There’s also the denouement to discuss. I’m still not sure the addition of the animal buddies has added much to the show, and it’s certainly way too early to be using them with the old ‘taking the bullet’ trope when we’ve barely had any chance to gain affection for them. The narrative tries to frame this as Rika realising that she’s perhaps more like her mother than she thought, and while that’s a noble idea, again everything happens so fast that it’s tough to really appreciate the character beats. Generally Wonder Egg has been good at not letting its more shonen-y battles overshadow important character development but I think the balance was a little off here and while the battle finale is impressive from a technical standpoint I don’t think it quite hits the target as far as Rika’s epiphany goes.

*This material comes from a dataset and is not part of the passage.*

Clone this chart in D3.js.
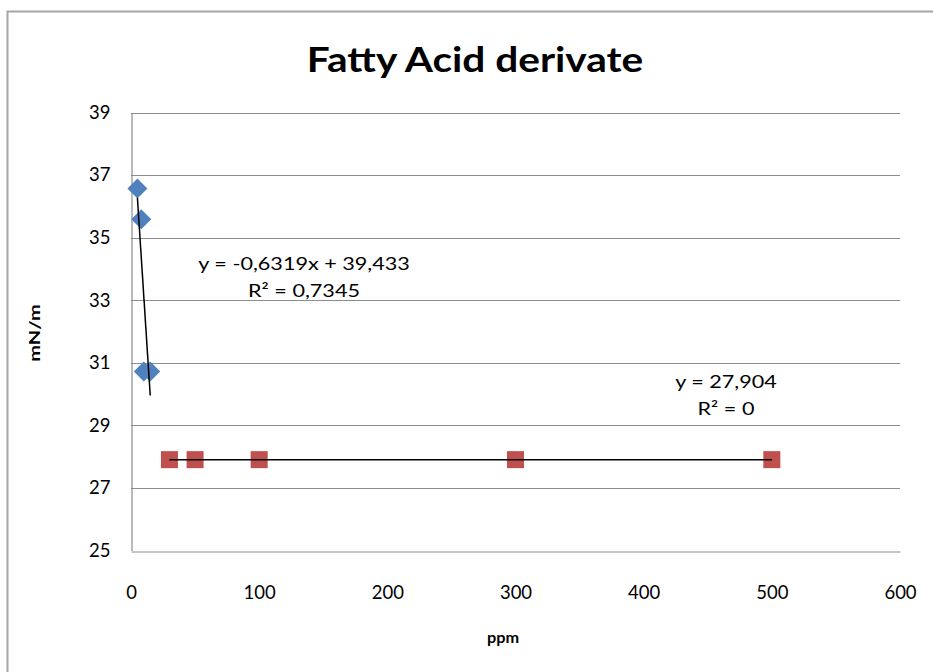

I don’t want to end what was overall a good, thoughtful episode on a downer though, so I’ll say that I think that the stuff we get post battle is really good. Rika’s admission that she’s weak but she’s going to carry on regardless is a little cliched, but a lovely moment nonetheless, while her reunion with the other girls is very sweet, and Momoe’s fist bump is probably my legitimate favourite bit of the episode. The final scene between Rika and her mother is nicely bittersweet too, with her mother finally opening up a little about her own regrets and fears. Rika clearly hasn’t forgiven her, but the status quo can stand to exist a little longer. Sometimes, that’s all you can do.
- One disappointing thing about this episode is that it relegates Ai’s return to school, which should theoretically be a huge moment for her, to a minor subplot. I’m hoping we’ll at least see a bit more of this in coming weeks.
- Rika notably uses the loanword papa for her father, a rather childish term as opposed to the more formal otousan or chichi. This has been consistent throughout the show too
- In the flashback, Rika correctly has her dyed pink & blue idol hair.
- The display the mannequins use to communicate with Ai and Rika is literally a video game screen, further reinforcing the idea they’re controlling and/or toying with our protagonists. Ai apppears to be the player character.
- This week’s episode was a clip show, so we’ll be moving right on to episode 9 next time. Not coincidentally, rumours have begun swirling that the show is having production difficulties. A comprehensive report from Sakugablog’s Kevin Cirugeda goes into details, along with a worrying suggestion that there are creative tensions between writer Shinji Nojima and series director Shin Wakabayashi. Obviously we don’t know the full picture, but given Nojima’s on-the-record comments it’s fairly clear he doesn’t actually understand the meaning behind the story he’s writing. Let’s hope things can hang together long enough to finish the show at the same standard it’s been keeping up until now.